18 Jul Senate approves bill to expand stem cell funding
Washington, D.C. – The United States Senate, by a vote of 63-37, has enacted a bill that would overturn President Bush’s ban on new federal funding for embryonic stem cell research, setting the stage for a promised presidential veto.
The measure fell short of the 67 votes needed to override a veto, which would be the first veto of the Bush presidency.
The bill, known as the Stem Cell Research Enhancement Act, was enacted without the possibility of amendment, which means it will go directly to the President. As recently as the morning of the vote, President Bush criticized the bill and signaled his intention to veto it.
Senators voted to remove the current restrictions on federal funding on embryonic stem cell research, which were announced by Bush in August of 2001. The bill, also known as House Resolution 810, would permit the National Institutes of Health to fund embryonic stem cell research, regardless of where the stem cells are derived.
The measure is controversial because in the process of deriving these types of stem cells, embryos are destroyed, which opponents argue is the taking of innocent life.
Researchers value embryonic stem cells because they have the ability to develop into virtually any cell in the human body.
Throughout the two-day Senate debate, advocates of a less restrictive policy chided Bush for threatening to use his first veto to undermine a measure that could move the scientific community closer to cures for life-threatening and debilitating diseases.

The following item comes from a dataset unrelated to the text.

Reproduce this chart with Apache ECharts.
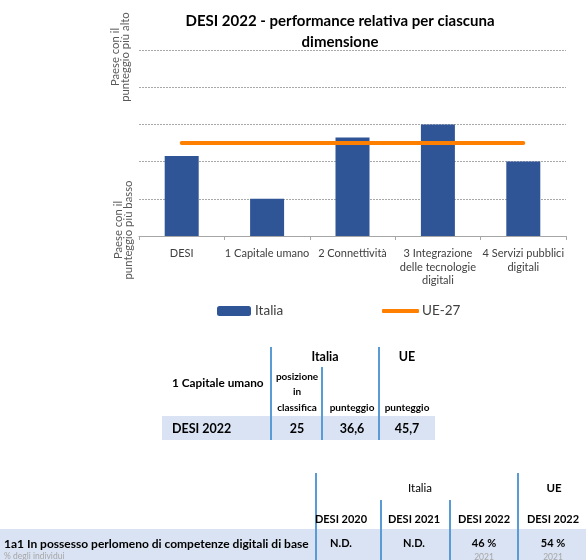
<!DOCTYPE html>
<html><head><meta charset="utf-8">
<script src="https://cdn.jsdelivr.net/npm/echarts@6/dist/echarts.min.js"></script>
<style>html,body{margin:0;padding:0;background:#fff}#c{width:586px;height:560px}</style>
</head><body><div id="c"></div>
<script>
// ---- chart data ----
const categories = ['DESI', '1 Capitale umano', '2 Connettività', '3 Integrazione\ndelle tecnologie\ndigitali', '4 Servizi pubblici\ndigitali'];
const italia = [2.15, 1.0, 2.65, 3.0, 2.0];
const ue27 = [2.5, 2.5, 2.5, 2.5, 2.5];
const yTopLabel = 'Paese con il\npunteggio più alto';
const yBottomLabel = 'Paese con il\npunteggio più basso';

// ---- table 1 ----
const t1Title = '1 Capitale umano';
const t1GroupHeads = ['Italia', 'UE'];
const t1ColHeads = ['posizione\nin\nclassifica', 'punteggio', 'punteggio'];
const t1RowLabel = 'DESI 2022';
const t1Values = ['25', '36,6', '45,7'];

// ---- table 2 ----
const t2GroupHeads = ['Italia', 'UE'];
const t2ColHeads = ['DESI 2020', 'DESI 2021', 'DESI 2022', 'DESI 2022'];
const t2RowLabel = '1a1 In possesso perlomeno di competenze digitali di base';
const t2RowSub = '% degli individui';
const t2Values = ['N.D.', 'N.D.', '46 %', '54 %'];
const t2Years = ['', '', '2021', '2021'];

const FF = 'Lato, sans-serif';
const BLUE_LINE = '#5b9bd5';
const BAND = '#dae3f3';

function txt(x, y, s, size, weight, color, align, extra) {
  return {
    type: 'text', x: x, y: y, z: 10,
    style: Object.assign({
      text: s, fontFamily: FF, fontSize: size, fontWeight: weight || 'normal',
      fill: color || '#000', textAlign: align || 'center', textVerticalAlign: 'middle'
    }, extra || {})
  };
}
function rect(x, y, w, h, color, z) {
  return { type: 'rect', z: z || 5, shape: { x: x, y: y, width: w, height: h }, style: { fill: color } };
}

const g = [];
// rotated y labels
g.push(Object.assign(txt(120, 57, yTopLabel, 11.3, 'normal', '#595959', 'center', { lineHeight: 10 }), { rotation: Math.PI / 2 }));
g.push(Object.assign(txt(123, 230, yBottomLabel, 11.3, 'normal', '#595959', 'center', { lineHeight: 10 }), { rotation: Math.PI / 2 }));

// table 1
g.push(rect(162, 416, 273, 24, BAND, 4));
g.push(rect(270, 347, 2, 93, BLUE_LINE));
g.push(rect(321, 367, 2, 73, BLUE_LINE));
g.push(rect(378, 347, 2, 93, BLUE_LINE));
g.push(txt(325, 357, t1GroupHeads[0], 12.5, 'bold'));
g.push(txt(407, 357, t1GroupHeads[1], 12.5, 'bold'));
g.push(txt(172, 383, t1Title, 11.8, 'bold', '#000', 'left'));
const t1ColX = [297, 352, 407];
g.push(txt(t1ColX[0], 392, t1ColHeads[0], 10, 'bold', '#000', 'center', { lineHeight: 15.5 }));
g.push(txt(t1ColX[1], 408, t1ColHeads[1], 10, 'bold'));
g.push(txt(t1ColX[2], 408, t1ColHeads[2], 10, 'bold'));
g.push(txt(172, 429, t1RowLabel, 12.5, 'bold', '#000', 'left'));
t1Values.forEach((v, i) => g.push(txt(t1ColX[i], 429, v, 12.5, 'bold')));

// table 2
g.push(rect(0, 529, 586, 31, BAND, 4));
g.push(rect(315, 473, 2, 87, BLUE_LINE));
g.push(rect(380, 500, 2, 60, BLUE_LINE));
g.push(rect(449, 500, 2, 60, BLUE_LINE));
g.push(rect(517, 473, 2, 87, BLUE_LINE));
g.push(txt(420, 488, t2GroupHeads[0], 11.5, 'normal'));
g.push(txt(554, 488, t2GroupHeads[1], 11.5, 'bold'));
const t2ColX = [341, 414, 484, 553];
t2ColHeads.forEach((h, i) => g.push(txt(t2ColX[i], 519, h, 11, 'bold')));
g.push(txt(4, 544, t2RowLabel, 12, 'bold', '#000', 'left'));
g.push(txt(4, 556, t2RowSub, 8.5, 'normal', '#a6a6a6', 'left'));
t2Values.forEach((v, i) => g.push(txt(t2ColX[i], 543, v, 11, 'bold')));
t2Years.forEach((v, i) => { if (v) g.push(txt(t2ColX[i], 557, v, 8.5, 'normal', '#a6a6a6')); });

const chart = echarts.init(document.getElementById('c'));
chart.setOption({
  animation: false,
  backgroundColor: '#fff',
  title: {
    text: 'DESI 2022 - performance relativa per ciascuna\ndimensione',
    left: 335, top: 6, textAlign: 'center',
    textStyle: { fontFamily: FF, fontWeight: 'bold', fontSize: 15, lineHeight: 21, color: '#000' }
  },
  legend: [
    { data: ['Italia'], left: 217, top: 304, padding: 0, itemWidth: 34, itemHeight: 10, itemGap: 0,
      textStyle: { fontFamily: FF, fontSize: 13.5, color: '#404040', padding: [0, 0, 0, -1] } },
    { data: [{ name: 'UE-27', icon: 'roundRect' }], left: 382, top: 304, padding: 0, itemWidth: 37, itemHeight: 4, itemGap: 0,
      textStyle: { fontFamily: FF, fontSize: 13.5, color: '#404040', padding: [0, 0, 0, -2] } }
  ],
  grid: { left: 139, right: 20, top: 50, bottom: 324, containLabel: false },
  xAxis: {
    type: 'category', data: categories,
    axisLine: { lineStyle: { color: '#a6a6a6' } },
    axisTick: { show: true, length: 4, lineStyle: { color: '#a6a6a6' } },
    axisLabel: { interval: 0, fontFamily: FF, fontSize: 11, color: '#404040', lineHeight: 13.5, margin: 11 }
  },
  yAxis: {
    type: 'value', min: 0, max: 5, interval: 1,
    axisLabel: { show: false }, axisLine: { show: false }, axisTick: { show: false },
    splitLine: { lineStyle: { type: [2, 1], color: '#a8a8a8', width: 1 } }
  },
  series: [
    { name: 'Italia', type: 'bar', data: italia, barWidth: 34,
      itemStyle: { color: '#2f5597' } },
    { name: 'UE-27', type: 'line', data: ue27, symbol: 'none', z: 5,
      lineStyle: { color: '#ff7f00', width: 4, cap: 'round' }, itemStyle: { color: '#ff7f00' } }
  ],
  graphic: g
});
</script></body></html>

Senator Dick Durbin, D-Illinois, said Bush’s decision would indicate whether he truly is a “Compassionate Conservative,” a label he attached to himself when he first ran for president.
“Vetoing life-saving research would say to millions of Americans suffering form Parkinson’s, diabetes, Alzheimer’s and spinal cord injuries that their hopes are diminished so long as President Bush is in the White House,” Durbin said.
Senators who opposed the bill on moral grounds cited the growing promise of human adult stem cells.
They also said that despite opinion polls showing the majority of Americans support stem cell research, most object to using federal tax dollars for research techniques that result in the destruction of human embryos.
“What we’re doing here is treating man as raw material,” charged Senator Sam Brownback, R-Kansas.
As expected, Wisconsin Senators Herb Kohl and Russ Feingold voted for H.R. 810. The two Democrats were co-sponsors of the Senate version.
Kohl, noting that University of Wisconsin-Madison scientists were the first to isolate human embryonic stem cells, said UW researchers have stated unequivocally that they need H.R. 810 to continue their work. “Without H.R. 810, they fear America will fall behind the rest of the world in medical and biotechnical research,” Kohl stated.
H.R. 810 would limit human embryonic stem cell research to stem cells derived from human embryos donated from in-vitro fertilization clinics for the purpose of fertility treatment. The bill stipulates that the embryos used would never be implanted in a woman and would otherwise be discarded, and that individuals seeking treatment donate surplus embryos with written informed consent and receive no financial or other inducements.
In related action, the Senate approved measures to encourage alternative pluripotent stem cell therapies and to prohibit the practice of fetal farming.